Democratic presidential candidate Senator Bernie Sanders speaks to supporters at his rally in Des Moines, Iowa, U.S., February 3, 2020. REUTERS/Carlo Allegri
Democratic presidential candidate Sen. Bernie Sanders speaks to supporters at a rally in Des Moines, Iowa, on Monday. (Carlo Allegri/Reuters)

This reflected a dramatic turn of events. Sanders claimed just last summer that the 2016 election was “rigged” against him. As recently as last week, one of his closest advisers, Jeff Weaver, accused the Democratic National Committee of creating a “rigged system” by changing the rules to qualify for debates.

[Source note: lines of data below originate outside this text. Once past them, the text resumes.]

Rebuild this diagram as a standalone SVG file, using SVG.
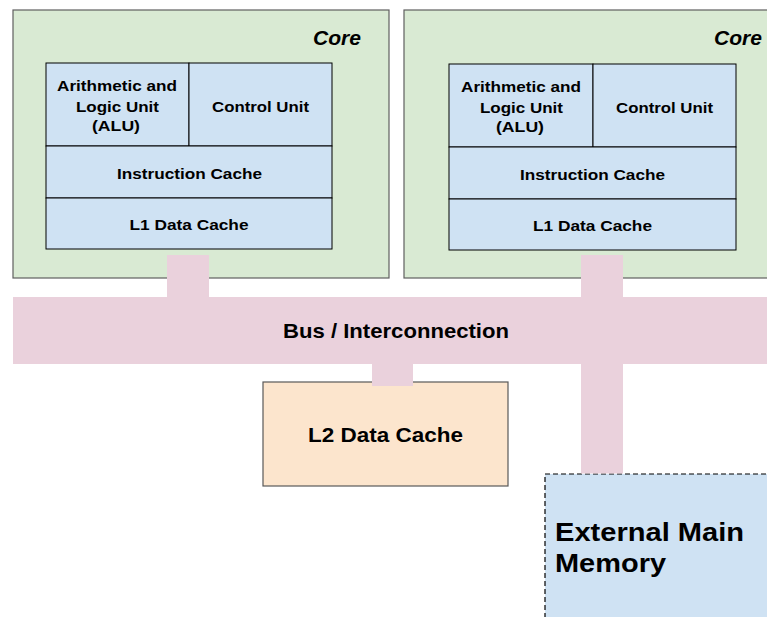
<svg xmlns="http://www.w3.org/2000/svg" width="767" height="617" viewBox="0 0 767 617">
<style>
.core{fill:#d9ead3;stroke:#5f5f5f;stroke-width:1.2}
.unit{fill:#cfe2f3;stroke:#000000;stroke-width:1}
.l2{fill:#fce5cd;stroke:#595959;stroke-width:1.2}
.mem{fill:#cfe2f3;stroke:#000000;stroke-width:1.2;stroke-dasharray:5,3}
.pink{fill:#ead1dc;stroke:none}
text{font-family:"Liberation Sans",Arial,sans-serif;font-weight:bold;fill:#000000}
.s{font-size:15.5px}
.m{font-size:20.5px}
.l{font-size:25.5px}
.c{font-size:19.5px;font-style:italic}
</style>
<rect width="767" height="617" fill="#ffffff"/>
<g id="core1">
<rect class="core" x="13" y="10" width="376" height="268"/>
<text class="c" x="313" y="45" textLength="48" lengthAdjust="spacingAndGlyphs">Core</text>
<g id="alu1">
<rect class="unit" x="46" y="63" width="143" height="83"/>
<text class="s" x="57" y="91" textLength="120" lengthAdjust="spacingAndGlyphs">Arithmetic and</text>
<text class="s" x="76" y="112" textLength="83" lengthAdjust="spacingAndGlyphs">Logic Unit</text>
<text class="s" x="92" y="131" textLength="48" lengthAdjust="spacingAndGlyphs">(ALU)</text>
</g>
<g id="cu1">
<rect class="unit" x="189" y="63" width="143" height="83"/>
<text class="s" x="212" y="112" textLength="97" lengthAdjust="spacingAndGlyphs">Control Unit</text>
</g>
<g id="ic1">
<rect class="unit" x="46" y="146" width="286" height="52"/>
<text class="s" x="117" y="179" textLength="145" lengthAdjust="spacingAndGlyphs">Instruction Cache</text>
</g>
<g id="l1c1">
<rect class="unit" x="46" y="198" width="286" height="51"/>
<text class="s" x="129.5" y="230" textLength="119" lengthAdjust="spacingAndGlyphs">L1 Data Cache</text>
</g>
</g>
<g id="core2">
<rect class="core" x="404" y="10" width="376" height="268"/>
<text class="c" x="714" y="45" textLength="48" lengthAdjust="spacingAndGlyphs">Core</text>
<g id="alu2">
<rect class="unit" x="449" y="64" width="144" height="83"/>
<text class="s" x="461" y="92" textLength="120" lengthAdjust="spacingAndGlyphs">Arithmetic and</text>
<text class="s" x="480" y="113" textLength="83" lengthAdjust="spacingAndGlyphs">Logic Unit</text>
<text class="s" x="496" y="132" textLength="48" lengthAdjust="spacingAndGlyphs">(ALU)</text>
</g>
<g id="cu2">
<rect class="unit" x="593" y="64" width="143" height="83"/>
<text class="s" x="616" y="113" textLength="97" lengthAdjust="spacingAndGlyphs">Control Unit</text>
</g>
<g id="ic2">
<rect class="unit" x="449" y="147" width="287" height="52"/>
<text class="s" x="520" y="180" textLength="145" lengthAdjust="spacingAndGlyphs">Instruction Cache</text>
</g>
<g id="l1c2">
<rect class="unit" x="449" y="199" width="287" height="51"/>
<text class="s" x="533" y="231" textLength="119" lengthAdjust="spacingAndGlyphs">L1 Data Cache</text>
</g>
</g>
<g id="l2cache">
<rect class="l2" x="263" y="382" width="245" height="104"/>
<text class="m" x="308" y="442" textLength="155" lengthAdjust="spacingAndGlyphs">L2 Data Cache</text>
</g>
<g id="memory">
<rect class="mem" x="545" y="474" width="240" height="160"/>
<text class="l" x="555" y="541" textLength="189" lengthAdjust="spacingAndGlyphs">External Main</text>
<text class="l" x="555" y="572" textLength="111" lengthAdjust="spacingAndGlyphs">Memory</text>
</g>
<g id="bus">
<rect class="pink" x="13" y="297" width="754" height="67"/>
<text class="m" x="283" y="338" textLength="226" lengthAdjust="spacingAndGlyphs">Bus / Interconnection</text>
</g>
<g id="connectors">
<rect class="pink" x="167" y="255" width="42" height="43"/>
<rect class="pink" x="581" y="255" width="42" height="43"/>
<rect class="pink" x="581" y="363" width="42" height="110.5"/>
<rect class="pink" x="372" y="363" width="41" height="23"/>
</g>
</svg>
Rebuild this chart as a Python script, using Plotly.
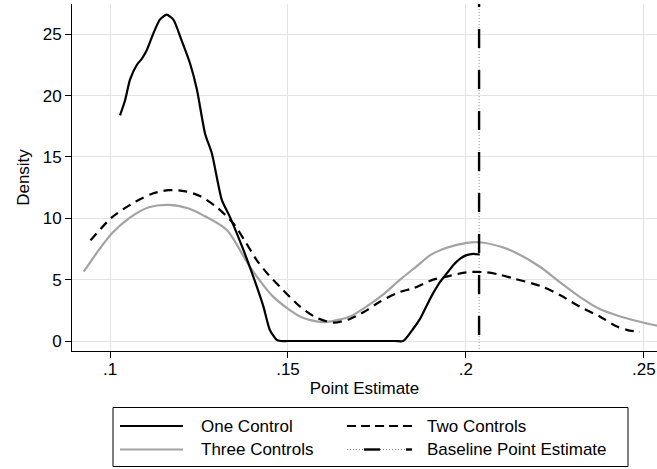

But by Monday, Weaver was on MSNBC saying the 2020 election is “not currently rigged.”

Other Democrats who support Sanders, however, speculated that the delay in releasing the Iowa results was part of a plot to hurt Bernie. Some made similar claims after the Des Moines Register canceled the release of poll results on Saturday due to a problem with its methodology.

Rep. Ilhan Omar, D-Minn., who has endorsed Sanders, retweeted a pro-Bernie writer’s breathless attempts to spin conspiracy theories with a sarcastic “This can’t be it!”

Now, there were still questions about the accuracy of the first batch of caucus results when they were released late Tuesday afternoon. “I don’t know if I trust this information,” CNN’s Chief Political Correspondent John King said on live television as Wolf Blitzer asked him to dig into county-by-county results.

Troy Price, the chair of the Iowa Democratic Party, tried to tamp down concerns about the reliability of the caucus results. “The underlying data, the raw data, is secure. It was always secure,” Price said at a press conference.

But on the Republican side, there was another form of conspiracy theory promotion. Prominent Republicans like Eric and Donald Trump Jr., the president’s sons, gleefully promoted the idea that the DNC was plotting against Sanders.

Donald Trump Jr., center, speaks with his brother Eric, second from left, during a "Keep Iowa Great" press conference in Des Moines on Monday. (Jim Watson/AFP via Getty Images)
Donald Trump Jr., center, speaks with his brother Eric, second from left, during a "Keep Iowa Great" press conference in Des Moines on Monday. (Jim Watson/AFP via Getty Images)

Donald Trump Jr.’s Twitter feed was an incoherent mix of accusations that the Democrats were conducting an elaborate scheme to steal the nomination from Sanders while at the same time he claimed that they are too incompetent to conduct a caucus effectively. Both cannot be true.

Sen. Lindsey Graham, R-S.C., also chimed in about the reasons for the caucus results delay. “What are the odds that … it has nothing to do with a Bernie blowout and a Biden crash?” Graham wrote.

Erick Erickson, a conservative talk radio host and writer, was at least honest enough to admit what was really going on. “I don’t think Iowa sabotaged the caucus to hurt Bernie Sanders. But I really hope a lot of Bernie Sanders supporters think that,” Erickson tweeted.

But Bo Harmon, a Republican political operative, voiced concerns to Erickson about the corrosive impact on American democracy.

“I just fear [that with] Trump saying the elections are rigged, all the interference from Russia and others, now the Iowa debacle, neither side trusts the election results, doesn't honor them,” Harmon wrote. “It doesn't seem good.”

Erickson wrote back that he was being “flippant” with his original tweet but agreed with Harmon’s concern. “You’re right, we have a serious situation with both the integrity of and faith in institutions that is increasingly bipartisan,” he said.

Paul Barrett, who has overseen the publication of reports on disinformation in the digital age at New York University’s Stern Center for Business and Human Rights, compares what the Republicans are doing now to Russian interference four years ago.

“Republicans alleging without proof that the Iowa caucuses were rigged strikes me as domestically generated partisan disinformation,” Barrett told Yahoo News.

The most recent Stern report states that “while Russian operatives and other foreign-based actors are all but certain to surface (or resurface) in 2020, a greater volume of disinformation probably will come from domestic U.S. sources.”

And once those types of conspiracies are floated or amplified by U.S.-based sources acting out of partisan motives, they can be weaponized and spread even further by bad actors whose goal is to attack American democracy.

“As for Biden questioning the legitimacy of the flawed Iowa process,” Barrett said, “I'm afraid that just smacks of desperation by a desperate candidate.”